The parents I know with young kids are pretty careful about parental controls on apps like Roblox, but kids being kids, as they grow older they will figure out ways around them - or their friends will. That's why any real solution has to be applied at the source. Kudos to the AGs for speaking out. Their letter lays the groundwork for future legal action. Via Gizmodo:
In a letter dated December 9, and made public on December 10 according to Reuters, dozens of state and territorial attorneys general from all over the U.S. warned Big Tech that it needs to do a better job protecting people, especially kids, from what it called “sycophantic and delusional” AI outputs. Recipients include OpenAI, Microsoft, Anthropic, Apple, Replika, and many others.

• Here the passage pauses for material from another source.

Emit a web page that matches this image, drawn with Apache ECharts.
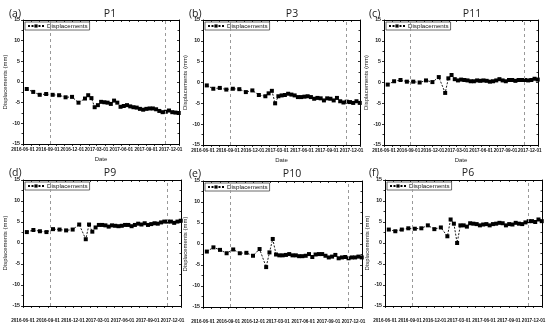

Signatories include Letitia James of New York, Andrea Joy Campbell of Massachusetts, James Uthmeier of Ohio, Dave Sunday of Pennsylvania, and dozens of other state and territory AGs, representing a clear majority of the U.S., geographically speaking. Attorneys general for California and Texas are not on the list of signatories.
It begins as follows:
We, the undersigned Attorneys General, write today to communicate our serious concerns about the rise in sycophantic and delusional outputs to users emanating from the generative artificial intelligence software (“GenAI”) promoted and distributed by your companies, as well as the increasingly disturbing reports of AI interactions with children that indicate a need for much stronger child-safety and operational safeguards. Together, these threats demand immediate action.
GenAI has the potential to change how the world works in a positive way. But it also has caused—and has the potential to cause—serious harm, especially to vulnerable populations. We therefore insist you mitigate the harm caused by sycophantic and delusional outputs from your GenAI, and adopt additional safeguards to protect children. Failing to adequately implement additional safeguards may violate our respective laws.
The letter then lists disturbing and allegedly harmful behaviors, most of which have already been heavily publicized. There is also a list of parental complaints that have also been publicly reported, but are less familiar and pretty eyebrow-raising.